Using recurring images of food is a fairly commonplace motif in art in general, and particularly in Skoglund’s work. Drawing from the mass production pioneered by Andy Warhol and his many soup cans and Cola bottles, Skoglund creates a more elaborate, lived-in scene while maintaining the surreal effect she became known for. It could be anything from cats, Cheetos or leaves, but in Skoglund’s hands, it’s guaranteed they’ll be visually amplified to bizarre heights.
As an example of painstaking scenography and an unlimited bacon budget, Body Limits, as with most of Skoglund’s work, can be interpreted as a comment on consumerism at large, although Skoglund disagrees. “I’ve always seen the food that I use as a way to communicate directly with the viewer through the stomach and not through the brain,” she told Artsy. Food as a subject is often reduced to associations with capitalism and greed, but Skoglund is toying more with familiarity and context.
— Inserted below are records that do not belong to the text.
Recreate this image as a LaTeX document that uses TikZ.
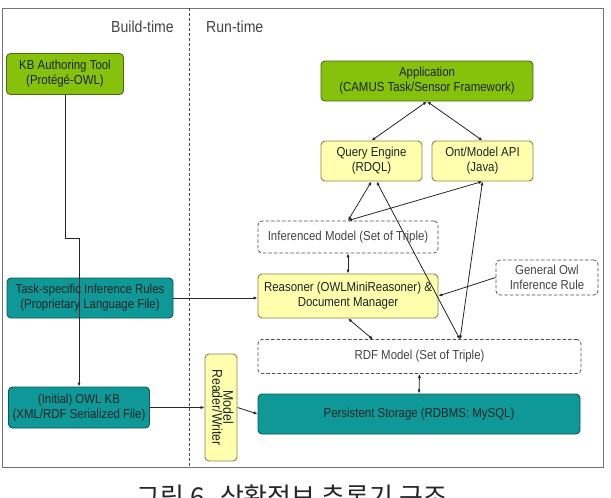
\documentclass[tikz,border=0pt]{standalone}
\usepackage{fontspec}
\setmainfont[FakeStretch=0.88]{Liberation Sans}
\newfontfamily\krfont{Noto Sans CJK KR}
\usetikzlibrary{arrows.meta}
\definecolor{bgreen}{HTML}{86C20C}
\definecolor{bgreenline}{HTML}{4A6A10}
\definecolor{bteal}{HTML}{0E9898}
\definecolor{btealline}{HTML}{0A5858}
\definecolor{byellow}{HTML}{FFFFAE}
\definecolor{byellowline}{HTML}{86864A}
\definecolor{dashline}{HTML}{505050}
\definecolor{txtdark}{HTML}{1A2424}
\definecolor{txtgray}{HTML}{444444}
\begin{document}
\begin{tikzpicture}[x=1pt,y=-1pt,
  every node/.style={font=\fontsize{13}{15}\selectfont, inner sep=1pt, align=center},
  boxbase/.style={rectangle, rounded corners=4pt, line width=0.9pt},
  greenbox/.style={boxbase, fill=bgreen, draw=bgreenline, text=txtdark},
  tealbox/.style={boxbase, fill=bteal, draw=btealline, text=txtdark},
  yellowbox/.style={boxbase, fill=byellow, draw=byellowline, text=txtdark},
  dashbox/.style={rectangle, rounded corners=4pt, draw=dashline, line width=0.8pt,
    dash pattern=on 3.5pt off 2pt, text=txtgray},
  conn/.style={line width=0.8pt, draw=black!85},
  tip/.style={-{Latex[length=4pt,width=3.2pt]}},
  tips/.style={{Latex[length=4pt,width=3.2pt]}-{Latex[length=4pt,width=3.2pt]}},
  phase/.style={font=\fontsize{16}{18}\selectfont, text=txtgray}
]
\useasboundingbox (0,0) rectangle (611,498);
\clip (0,0) rectangle (611,498);
\fill[white] (0,0) rectangle (611,498);

% frame and divider
\draw[line width=1pt, draw=black!55] (2,8) rectangle (603,467);
\coordinate (divtop) at (189,8);
\coordinate (divbot) at (189,467);
\draw[line width=0.8pt, draw=black!70, dash pattern=on 3pt off 2pt] (divtop) -- (divbot);

\node[phase, anchor=east] (build) at (175,27) {Build-time};
\node[phase, anchor=west] (run) at (205,27) {Run-time};

% build-time boxes
\node[greenbox, minimum width=117pt, minimum height=41pt] (kb) at (65,74) {KB Authoring Tool\\(Protégé-OWL)};
\node[tealbox, minimum width=166pt, minimum height=40pt] (task) at (90,298) {Task-specific Inference Rules\\(Proprietary Language File)};
\node[tealbox, minimum width=141pt, minimum height=41pt] (init) at (79,407.5) {(Initial) OWL KB\\(XML/RDF Serialized File)};
\node[yellowbox, minimum width=32pt, minimum height=107pt] (mrw) at (221,407.5) {\rotatebox{-90}{\fontsize{14}{13}\selectfont\begin{tabular}{@{}c@{}}Model\\[-3pt]Reader/Writer\end{tabular}}};

% run-time boxes
\node[greenbox, minimum width=212pt, minimum height=40pt] (app) at (427,81) {Application\\(CAMUS Task/Sensor Framework)};
\node[yellowbox, minimum width=101pt, minimum height=40pt] (qe) at (371.5,161) {Query Engine\\(RDQL)};
\node[yellowbox, minimum width=101pt, minimum height=40pt] (ont) at (482.5,161) {Ont/Model API\\(Java)};
\node[dashbox, minimum width=180pt, minimum height=32pt] (inf) at (348,237) {Inferenced Model (Set of Triple)};
\node[yellowbox, minimum width=180pt, minimum height=44pt] (reas) at (348,296) {Reasoner (OWLMiniReasoner) \&\\Document Manager};
\node[dashbox, minimum width=102pt, minimum height=35pt] (gen) at (547,277.5) {General Owl\\Inference Rule};
\node[dashbox, minimum width=323pt, minimum height=34pt] (rdf) at (419.5,356.5) {RDF Model (Set of Triple)};
\node[tealbox, minimum width=322pt, minimum height=40pt] (ps) at (419,414) {Persistent Storage (RDBMS: MySQL)};

% connectors
\coordinate (jog) at (79,238);
\draw[conn, tip] (kb.south) |- (jog) -| (init.north);
\draw[conn, tip] (task.east) -- (task.east -| reas.west);
\draw[conn, tip] (init.east) -- (init.east -| mrw.west);
\draw[conn, tip] (mrw.east) -- (ps.west);
\draw[conn, tips] (rdf.south) -- (ps.north);
\draw[conn, tips] (inf.south) -- (reas.north);
\draw[conn, tip] (gen.west) -- (reas.east);
\draw[conn, tips] (app.south) -- (qe.north);
\draw[conn, tips] (app.south) -- (ont.north);
\draw[conn, tips] (qe.south) -- (inf.north);
\draw[conn, tips] (ont.south) -- (inf.north);
\coordinate (rdftop) at (460,339.5);
\coordinate (rdfleft) at (373,339.5);
\draw[conn, tips] ([xshift=5pt]qe.south) -- (rdftop);
\draw[conn, tips] (ont.south) -- (rdftop);
\draw[conn, tips] (reas.south) -- (rdfleft);

% caption (cut at the lower edge as in the reference)
\node[font=\krfont\fontsize{26}{28}\selectfont, text=black!85, anchor=base] (cap) at (292,506) {그림 6. 상황정보 추론기 구조};
\end{tikzpicture}
\end{document}
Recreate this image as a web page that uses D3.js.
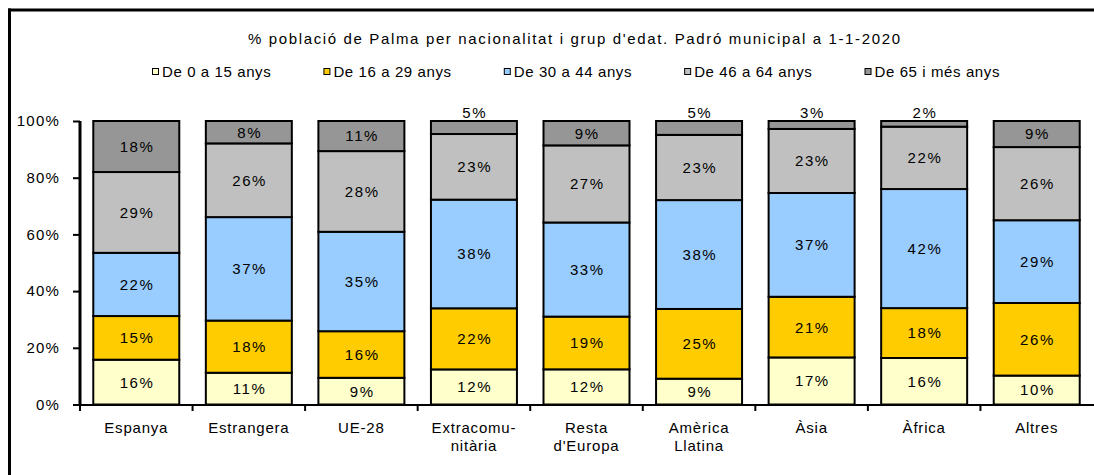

“If the viewer can recognise what they’re looking at without me telling them what it is, that’s really important to me,” she said. “And I think it’s, for me, just a way for the viewer to enter into. It’s something they’ve experienced, and it’s a way for them to enter into the word: ‘Oh yeah, I’ve seen that stuff before. I know what that is.’ But it’s used inappropriately, it’s used not only inappropriately, it’s also used very excessively in the imagery as well.”
The excessive element meant similar creations to Body Limits’ bacon room could take Skoglund months at a time, all in the hopes of creating a set that felt real and impossible at the same time. She constantly manipulates volume but never scale. The chairs and people that frequent her work are normal-sized, just so repetitively used that they seem a larger visual force than they are.
What she wants people to notice most of all is the set and the sculptures. “All of the work that’s going on is the chaos, and then the people inside are just there, the same way we are in our lives,” she says. “So this kind of coping with the chaos of reality is more important in the old work. This kind of disappearing into it.”
Her work promises surrealistic escape weirdly rooted in reality. If you were ever to plaster a room with bacon, you’d find it looks just like what Skoglund’s did. But she’s likely the only patient to do it, then move on to another room to be filled and covered with something else.